**Exercise details**. Set down each line of the data below exactly as it stands, dropping the pictures.

**Dataset excerpt**.
────────────────────

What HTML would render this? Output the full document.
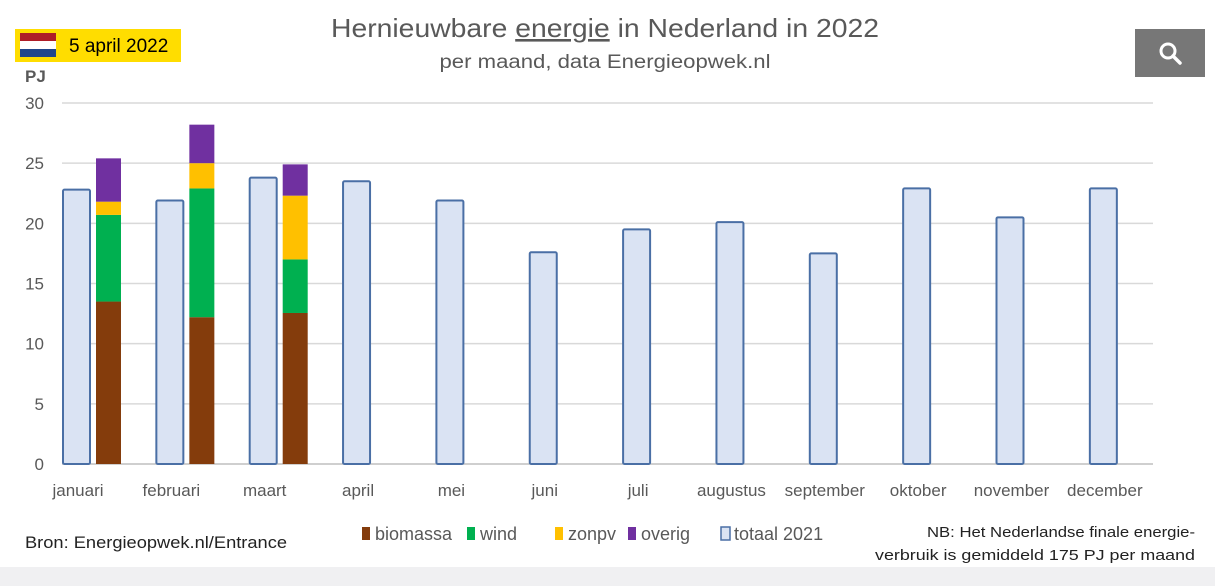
<!DOCTYPE html>
<html><head><meta charset="utf-8"><style>
html,body{margin:0;padding:0;background:#fff;width:1215px;height:586px;overflow:hidden;font-family:"Liberation Sans",sans-serif}
svg{position:absolute;left:0;top:0}
</style></head><body>
<svg width="1215" height="586" viewBox="0 0 1215 586">
<rect x="0" y="567" width="1215" height="19" fill="#f0f0f2"/>
<g>
<rect x="15" y="29" width="166" height="33" fill="#ffdd00"/>
<rect x="20" y="33" width="36" height="8" fill="#ae1c28"/>
<rect x="20" y="41" width="36" height="8" fill="#ffffff"/>
<rect x="20" y="49" width="36" height="8" fill="#21468b"/>
<text x="69" y="52" font-size="19" fill="#000">5 april 2022</text>
</g>
<g>
<rect x="1135" y="29" width="70" height="48" fill="#777"/>
<circle cx="1168" cy="51" r="7" fill="none" stroke="#fff" stroke-width="3"/>
<line x1="1173" y1="56" x2="1180" y2="63" stroke="#fff" stroke-width="3.5" stroke-linecap="round"/>
</g>
<text x="605" y="37" font-size="26" fill="#595959" text-anchor="middle" textLength="548" lengthAdjust="spacingAndGlyphs">Hernieuwbare <tspan text-decoration="underline">energie</tspan> in Nederland in 2022</text>
<text x="605" y="68" font-size="19" fill="#595959" text-anchor="middle" textLength="331" lengthAdjust="spacingAndGlyphs">per maand, data Energieopwek.nl</text>
<text x="25" y="82" font-size="17" font-weight="bold" fill="#595959">PJ</text>
<g id="grid"></g>
<g id="bars"></g>
<g id="xlabels"></g>
<g font-size="18" fill="#595959">
<rect x="362" y="527" width="8" height="13" fill="#843c0c"/><text x="375" y="540">biomassa</text>
<rect x="467" y="527" width="8" height="13" fill="#00b050"/><text x="480" y="540">wind</text>
<rect x="555" y="527" width="8" height="13" fill="#ffc000"/><text x="568" y="540">zonpv</text>
<rect x="628" y="527" width="8" height="13" fill="#7030a0"/><text x="641" y="540">overig</text>
<rect x="721" y="527" width="9" height="13" fill="#dae3f3" stroke="#4a6fa5" stroke-width="1.5"/><text x="734" y="540">totaal 2021</text>
</g>
<text x="25" y="548" font-size="17" fill="#222" textLength="262" lengthAdjust="spacingAndGlyphs">Bron: Energieopwek.nl/Entrance</text>
<text x="1195" y="537" font-size="15" fill="#222" text-anchor="end" textLength="268" lengthAdjust="spacingAndGlyphs">NB: Het Nederlandse finale energie-</text>
<text x="1195" y="560" font-size="15" fill="#222" text-anchor="end" textLength="320" lengthAdjust="spacingAndGlyphs">verbruik is gemiddeld 175 PJ per maand</text>
</svg>
<script>
const months=["januari","februari","maart","april","mei","juni","juli","augustus","september","oktober","november","december"];
const totaal2021=[22.8,21.9,23.8,23.5,21.9,17.6,19.5,20.1,17.5,22.9,20.5,22.9];
const biomassa=[13.5,12.2,12.55];
const wind=[7.2,10.7,4.45];
const zonpv=[1.1,2.1,5.3];
const overig=[3.6,3.2,2.6];
const yTicks=[0,5,10,15,20,25,30];
const NS="http://www.w3.org/2000/svg";
const y0=464,pxPer=(464-103)/30;
const y=v=>y0-v*pxPer;
const x=i=>78+i*93.35;
function mk(tag,attrs,parent){const e=document.createElementNS(NS,tag);for(const k in attrs)e.setAttribute(k,attrs[k]);parent.appendChild(e);return e;}
const grid=document.getElementById('grid'),bars=document.getElementById('bars'),xl=document.getElementById('xlabels');
yTicks.forEach(t=>{
 const l=mk('line',{x1:62,x2:1153,y1:y(t),y2:y(t),stroke:t===0?'#bfbfbf':'#d9d9d9','stroke-width':1.5},grid);
 
 
 const tx=mk('text',{x:44,y:y(t)+6,'font-size':17,fill:'#595959','text-anchor':'end'},grid);
 tx.textContent=t;
 
 
});
months.forEach((m,i)=>{
 const c=x(i);
 const r=mk('rect',{x:c-15,y:y(totaal2021[i]),width:27,height:totaal2021[i]*pxPer,fill:'#dae3f3',stroke:'#4a6fa5','stroke-width':2,rx:1.5},bars);
 
 
 const t=mk('text',{x:c,y:496,'font-size':17,fill:'#595959','text-anchor':'middle'},xl);
 t.textContent=m;
 
 
});
const series=[[biomassa,'#843c0c','biomassa'],[wind,'#00b050','wind'],[zonpv,'#ffc000','zonpv'],[overig,'#7030a0','overig']];
for(let i=0;i<biomassa.length;i++){
 let base=0;
 series.forEach(([arr,col,nm])=>{
  const v=arr[i];
  const r=mk('rect',{x:x(i)+18,y:y(base+v),width:25,height:v*pxPer,fill:col},bars);
  
  
  base+=v;
 });
}
</script>
</body></html>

────────────────────

**Problem solution**.
What HTML would render this? Output the full document.
<!DOCTYPE html>
<html><head><meta charset="utf-8"><style>
html,body{margin:0;padding:0;background:#fff;width:1215px;height:586px;overflow:hidden;font-family:"Liberation Sans",sans-serif}
svg{position:absolute;left:0;top:0}
</style></head><body>
<svg width="1215" height="586" viewBox="0 0 1215 586">
<rect x="0" y="567" width="1215" height="19" fill="#f0f0f2"/>
<g>
<rect x="15" y="29" width="166" height="33" fill="#ffdd00"/>
<rect x="20" y="33" width="36" height="8" fill="#ae1c28"/>
<rect x="20" y="41" width="36" height="8" fill="#ffffff"/>
<rect x="20" y="49" width="36" height="8" fill="#21468b"/>
<text x="69" y="52" font-size="19" fill="#000">5 april 2022</text>
</g>
<g>
<rect x="1135" y="29" width="70" height="48" fill="#777"/>
<circle cx="1168" cy="51" r="7" fill="none" stroke="#fff" stroke-width="3"/>
<line x1="1173" y1="56" x2="1180" y2="63" stroke="#fff" stroke-width="3.5" stroke-linecap="round"/>
</g>
<text x="605" y="37" font-size="26" fill="#595959" text-anchor="middle" textLength="548" lengthAdjust="spacingAndGlyphs">Hernieuwbare <tspan text-decoration="underline">energie</tspan> in Nederland in 2022</text>
<text x="605" y="68" font-size="19" fill="#595959" text-anchor="middle" textLength="331" lengthAdjust="spacingAndGlyphs">per maand, data Energieopwek.nl</text>
<text x="25" y="82" font-size="17" font-weight="bold" fill="#595959">PJ</text>
<g id="grid"></g>
<g id="bars"></g>
<g id="xlabels"></g>
<g font-size="18" fill="#595959">
<rect x="362" y="527" width="8" height="13" fill="#843c0c"/><text x="375" y="540">biomassa</text>
<rect x="467" y="527" width="8" height="13" fill="#00b050"/><text x="480" y="540">wind</text>
<rect x="555" y="527" width="8" height="13" fill="#ffc000"/><text x="568" y="540">zonpv</text>
<rect x="628" y="527" width="8" height="13" fill="#7030a0"/><text x="641" y="540">overig</text>
<rect x="721" y="527" width="9" height="13" fill="#dae3f3" stroke="#4a6fa5" stroke-width="1.5"/><text x="734" y="540">totaal 2021</text>
</g>
<text x="25" y="548" font-size="17" fill="#222" textLength="262" lengthAdjust="spacingAndGlyphs">Bron: Energieopwek.nl/Entrance</text>
<text x="1195" y="537" font-size="15" fill="#222" text-anchor="end" textLength="268" lengthAdjust="spacingAndGlyphs">NB: Het Nederlandse finale energie-</text>
<text x="1195" y="560" font-size="15" fill="#222" text-anchor="end" textLength="320" lengthAdjust="spacingAndGlyphs">verbruik is gemiddeld 175 PJ per maand</text>
</svg>
<script>
const months=["januari","februari","maart","april","mei","juni","juli","augustus","september","oktober","november","december"];
const totaal2021=[22.8,21.9,23.8,23.5,21.9,17.6,19.5,20.1,17.5,22.9,20.5,22.9];
const biomassa=[13.5,12.2,12.55];
const wind=[7.2,10.7,4.45];
const zonpv=[1.1,2.1,5.3];
const overig=[3.6,3.2,2.6];
const yTicks=[0,5,10,15,20,25,30];
const NS="http://www.w3.org/2000/svg";
const y0=464,pxPer=(464-103)/30;
const y=v=>y0-v*pxPer;
const x=i=>78+i*93.35;
function mk(tag,attrs,parent){const e=document.createElementNS(NS,tag);for(const k in attrs)e.setAttribute(k,attrs[k]);parent.appendChild(e);return e;}
const grid=document.getElementById('grid'),bars=document.getElementById('bars'),xl=document.getElementById('xlabels');
yTicks.forEach(t=>{
 const l=mk('line',{x1:62,x2:1153,y1:y(t),y2:y(t),stroke:t===0?'#bfbfbf':'#d9d9d9','stroke-width':1.5},grid);
 
 
 const tx=mk('text',{x:44,y:y(t)+6,'font-size':17,fill:'#595959','text-anchor':'end'},grid);
 tx.textContent=t;
 
 
});
months.forEach((m,i)=>{
 const c=x(i);
 const r=mk('rect',{x:c-15,y:y(totaal2021[i]),width:27,height:totaal2021[i]*pxPer,fill:'#dae3f3',stroke:'#4a6fa5','stroke-width':2,rx:1.5},bars);
 
 
 const t=mk('text',{x:c,y:496,'font-size':17,fill:'#595959','text-anchor':'middle'},xl);
 t.textContent=m;
 
 
});
const series=[[biomassa,'#843c0c','biomassa'],[wind,'#00b050','wind'],[zonpv,'#ffc000','zonpv'],[overig,'#7030a0','overig']];
for(let i=0;i<biomassa.length;i++){
 let base=0;
 series.forEach(([arr,col,nm])=>{
  const v=arr[i];
  const r=mk('rect',{x:x(i)+18,y:y(base+v),width:25,height:v*pxPer,fill:col},bars);
  
  
  base+=v;
 });
}
</script>
</body></html>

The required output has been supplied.